Complaint: Country Road customer Richard Misso.

Complaint: Country Road customer Richard Misso. Photo: Mal Fairclough

Richard Misso has been a loyal Country Road customer for more than 25 years. But flicking through its latest catalogue something caught his eye - a lack of models beyond the white Anglo-Saxon stereotype.

"There were no models of any ethnic diversity, which makes people like me feel invisible," said Mr Misso, who is of Sri Lankan, Dutch and German descent.

What he did next resulted in a Facebook spat that saw Country Road admit to removing a public complaint from its site and highlighted the fraught world of interaction between customers and companies online.

Mr Misso sent two emails to Country Road customer service asking why the brand appeared to use only white models, despite the racial diversity of its customer base.

When his inquiries went unanswered after two days, Mr Misso posted his correspondence on the Country Road Facebook page.

Within 30 minutes, the Melbourne man estimates his post had received about 70 likes, shares and comments.

Customer service then contacted Mr Misso on Facebook, denying Country Road discriminated and asking for his telephone number to take the conversation offline.

Mr Misso replied he would like to keep the conversation online, but the full conversation was removed from Country Road's Facebook page.
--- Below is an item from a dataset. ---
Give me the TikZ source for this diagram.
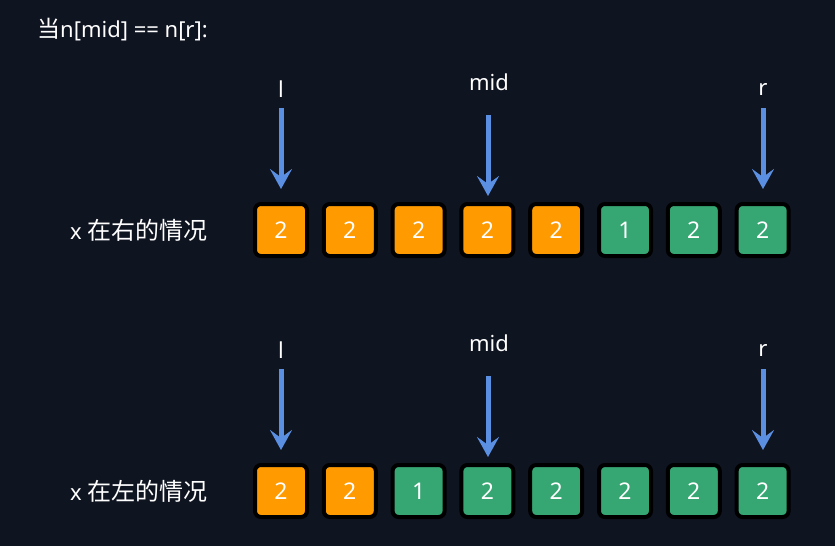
\documentclass[tikz,border=0pt]{standalone}
\usepackage{fontspec}
\setmainfont{Noto Sans}
\newfontfamily\cjk{Noto Sans CJK SC}
\usetikzlibrary{arrows.meta}
\definecolor{bg}{HTML}{0F1421}
\definecolor{org}{HTML}{FF9A00}
\definecolor{grn}{HTML}{36A673}
\definecolor{arr}{HTML}{5A8FE2}
\tikzset{
  cell/.style={draw=black, line width=4pt, rounded corners=6pt, minimum width=52pt, minimum height=52pt, inner sep=0pt, text=white, font=\fontsize{23}{27}\selectfont},
  o/.style={cell, fill=org},
  g/.style={cell, fill=grn},
  lbl/.style={text=white, font=\fontsize{22}{26}\selectfont, inner sep=0pt},
  ptr/.style={arr, line width=5pt, -{Stealth[length=20pt,width=22pt,inset=8pt]}}
}
\begin{document}
\begin{tikzpicture}[x=1pt,y=-1pt]
\fill[bg] (0,0) rectangle (835,546);
\useasboundingbox (0,0) rectangle (835,546);
\node[lbl, anchor=west] (title) at (37,30) {{\fontsize{23}{27}\selectfont\cjk 当}n[mid] == n[r]:};
% row 1
\node[lbl, anchor=west] (lab1) at (70,230) {x {\fontsize{24}{28}\selectfont\cjk 在右的情况}};
\foreach \i/\s/\v in {1/o/2,2/o/2,3/o/2,4/o/2,5/o/2,6/g/1,7/g/2,8/g/2}{
  \node[\s] (a\i) at ({281+68.8*(\i-1)},230) {\v};
}
\node[lbl] (l1) at (281,89) {l};
\node[lbl] (m1) at (489,82) {mid};
\node[lbl] (r1) at (763,89) {r};
\coordinate (l1s) at (281,108); \coordinate (l1e) at (281,189);
\coordinate (m1s) at (488,115); \coordinate (m1e) at (488,196);
\coordinate (r1s) at (763,108); \coordinate (r1e) at (763,189);
\draw[ptr] (l1s) -- (l1e);
\draw[ptr] (m1s) -- (m1e);
\draw[ptr] (r1s) -- (r1e);
% row 2
\node[lbl, anchor=west] (lab2) at (70,491) {x {\fontsize{24}{28}\selectfont\cjk 在左的情况}};
\foreach \i/\s/\v in {1/o/2,2/o/2,3/g/1,4/g/2,5/g/2,6/g/2,7/g/2,8/g/2}{
  \node[\s] (b\i) at ({281+68.8*(\i-1)},491) {\v};
}
\node[lbl] (l2) at (281,350) {l};
\node[lbl] (m2) at (489,343) {mid};
\node[lbl] (r2) at (763,350) {r};
\coordinate (l2s) at (281,369); \coordinate (l2e) at (281,450);
\coordinate (m2s) at (488,376); \coordinate (m2e) at (488,457);
\coordinate (r2s) at (763,369); \coordinate (r2e) at (763,450);
\draw[ptr] (l2s) -- (l2e);
\draw[ptr] (m2s) -- (m2e);
\draw[ptr] (r2s) -- (r2e);
\end{tikzpicture}
\end{document}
When contacted by Fairfax Media, Country Road said it had featured models with a wide range of ethnic backgrounds and denied it had removed Mr Misso's post instead saying it was caught by the spam filter.

But they later released a second statement saying it may have been ''erroneously deleted'' and that they had apologised to Mr Misso.

''Our policy is not to remove any posts on social media, including negative ones, unless we are required to by law,'' the later statement said.

Social media enables a direct communication with customers, but carries serious moderating responsibilities and the potential for one person's complaint to go viral.

In September, Coles recalled its Dry Fit nappies after a mother's post about her baby choking on them went viral on Facebook. In less than 24 hours, more than 35,000 people had shared the post and Coles announced the withdrawal on Facebook.

Last year, an open letter to Target protesting the sale of clothes that made girls aged seven to 14 "look like tramps" attracted over 60,000 "likes" within days of being posted.

Social media expert Ryan Shelley said engaging with customers a necessity. "Companies that fail to have an active social media presence appear to lack authenticity and an open channel to their customers," he said. But he advises clients that if they want to be on social media, they need dedicated resources to manage that presence.

''If a person has a complaint or a compliment, they need to know someone is there to answer those queries. Like any public presence [social media] is a public forum, so the people that are in charge of that presence need to be briefed very clearly with an understanding of the company's beliefs and goals in order to communicate those values to customers."

Fashion designer Charlie Brown said a speedy response was needed for complaints on social media. "Sometimes you want to ignore it because you don't want to fan the fire but you have to respond as fast as you can, even if it's ugly, because customer service is so important."